▸ **What is needed**
From the first line of the data below, copy each line up to the one containing "from matplotlib.lines import Line2D", and include that line too.
· · · · · · ·
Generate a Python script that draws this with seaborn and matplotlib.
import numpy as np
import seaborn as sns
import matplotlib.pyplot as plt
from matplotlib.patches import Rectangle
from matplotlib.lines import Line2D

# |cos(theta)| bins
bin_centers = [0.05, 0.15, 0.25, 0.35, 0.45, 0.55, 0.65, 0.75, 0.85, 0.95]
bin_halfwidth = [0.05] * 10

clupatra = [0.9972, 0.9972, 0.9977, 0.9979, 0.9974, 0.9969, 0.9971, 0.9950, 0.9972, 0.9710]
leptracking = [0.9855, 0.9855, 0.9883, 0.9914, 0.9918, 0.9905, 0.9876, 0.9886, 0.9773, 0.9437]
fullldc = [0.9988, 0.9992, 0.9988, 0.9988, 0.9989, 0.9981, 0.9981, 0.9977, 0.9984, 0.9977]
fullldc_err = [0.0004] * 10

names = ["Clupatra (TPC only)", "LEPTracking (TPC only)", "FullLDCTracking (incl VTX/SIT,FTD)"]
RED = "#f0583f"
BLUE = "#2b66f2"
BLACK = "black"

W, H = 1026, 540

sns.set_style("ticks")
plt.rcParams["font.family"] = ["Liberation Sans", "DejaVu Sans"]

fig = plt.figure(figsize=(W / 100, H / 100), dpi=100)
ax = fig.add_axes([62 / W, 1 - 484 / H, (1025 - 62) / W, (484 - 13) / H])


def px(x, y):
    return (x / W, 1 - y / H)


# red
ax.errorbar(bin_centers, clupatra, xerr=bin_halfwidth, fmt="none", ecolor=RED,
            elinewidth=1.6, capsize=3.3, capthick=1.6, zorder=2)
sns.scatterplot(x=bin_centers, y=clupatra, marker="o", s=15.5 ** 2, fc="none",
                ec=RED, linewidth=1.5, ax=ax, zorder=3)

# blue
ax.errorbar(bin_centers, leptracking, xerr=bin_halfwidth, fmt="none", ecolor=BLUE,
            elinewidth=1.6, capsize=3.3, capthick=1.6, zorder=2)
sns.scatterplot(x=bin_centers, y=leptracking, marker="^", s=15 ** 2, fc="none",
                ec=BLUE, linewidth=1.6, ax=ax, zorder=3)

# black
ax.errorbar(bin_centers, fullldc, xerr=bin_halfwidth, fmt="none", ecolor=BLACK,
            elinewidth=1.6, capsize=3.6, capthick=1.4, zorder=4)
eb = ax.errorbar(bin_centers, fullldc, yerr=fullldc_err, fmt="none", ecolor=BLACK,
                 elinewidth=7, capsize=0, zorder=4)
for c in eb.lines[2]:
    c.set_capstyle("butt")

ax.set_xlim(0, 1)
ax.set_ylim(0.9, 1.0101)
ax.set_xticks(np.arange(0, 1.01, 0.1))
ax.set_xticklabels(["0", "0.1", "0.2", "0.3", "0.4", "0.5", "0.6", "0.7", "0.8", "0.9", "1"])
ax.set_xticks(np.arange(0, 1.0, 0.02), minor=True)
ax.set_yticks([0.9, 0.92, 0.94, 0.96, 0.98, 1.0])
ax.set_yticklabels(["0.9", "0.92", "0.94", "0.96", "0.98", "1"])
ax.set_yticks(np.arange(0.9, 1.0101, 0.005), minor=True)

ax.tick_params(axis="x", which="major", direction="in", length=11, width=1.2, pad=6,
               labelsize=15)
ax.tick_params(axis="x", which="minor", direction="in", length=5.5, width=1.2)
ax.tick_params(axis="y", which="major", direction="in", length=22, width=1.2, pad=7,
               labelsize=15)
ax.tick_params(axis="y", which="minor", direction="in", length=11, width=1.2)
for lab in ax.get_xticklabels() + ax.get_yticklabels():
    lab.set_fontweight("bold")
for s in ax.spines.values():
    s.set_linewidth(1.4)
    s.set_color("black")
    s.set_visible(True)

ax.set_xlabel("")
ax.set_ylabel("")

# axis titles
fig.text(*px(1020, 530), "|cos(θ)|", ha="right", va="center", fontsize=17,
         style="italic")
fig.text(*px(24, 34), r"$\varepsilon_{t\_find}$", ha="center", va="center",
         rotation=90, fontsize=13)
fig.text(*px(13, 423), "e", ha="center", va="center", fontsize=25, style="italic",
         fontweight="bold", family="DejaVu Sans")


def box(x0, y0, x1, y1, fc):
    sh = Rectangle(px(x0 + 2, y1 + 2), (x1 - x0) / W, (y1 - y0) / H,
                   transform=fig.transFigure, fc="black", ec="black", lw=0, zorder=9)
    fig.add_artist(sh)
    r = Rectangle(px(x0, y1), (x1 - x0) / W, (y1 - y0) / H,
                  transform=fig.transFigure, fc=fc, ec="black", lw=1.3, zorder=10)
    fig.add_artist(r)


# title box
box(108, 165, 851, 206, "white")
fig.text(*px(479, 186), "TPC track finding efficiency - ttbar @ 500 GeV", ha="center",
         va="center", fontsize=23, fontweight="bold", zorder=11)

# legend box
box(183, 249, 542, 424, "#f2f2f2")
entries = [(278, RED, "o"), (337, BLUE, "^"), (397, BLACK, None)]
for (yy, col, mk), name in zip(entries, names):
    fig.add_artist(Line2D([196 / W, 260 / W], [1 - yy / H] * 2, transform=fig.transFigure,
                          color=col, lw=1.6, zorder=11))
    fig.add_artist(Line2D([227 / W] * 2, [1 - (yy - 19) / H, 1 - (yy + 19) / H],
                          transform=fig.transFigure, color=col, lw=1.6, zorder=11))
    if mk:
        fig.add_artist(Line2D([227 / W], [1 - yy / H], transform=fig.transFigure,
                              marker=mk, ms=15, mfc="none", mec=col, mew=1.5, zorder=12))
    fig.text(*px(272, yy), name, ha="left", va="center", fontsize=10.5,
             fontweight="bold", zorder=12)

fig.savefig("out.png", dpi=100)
· · · · · · ·
▸ **Solution**
Generate a Python script that draws this with seaborn and matplotlib.
import numpy as np
import seaborn as sns
import matplotlib.pyplot as plt
from matplotlib.patches import Rectangle
from matplotlib.lines import Line2D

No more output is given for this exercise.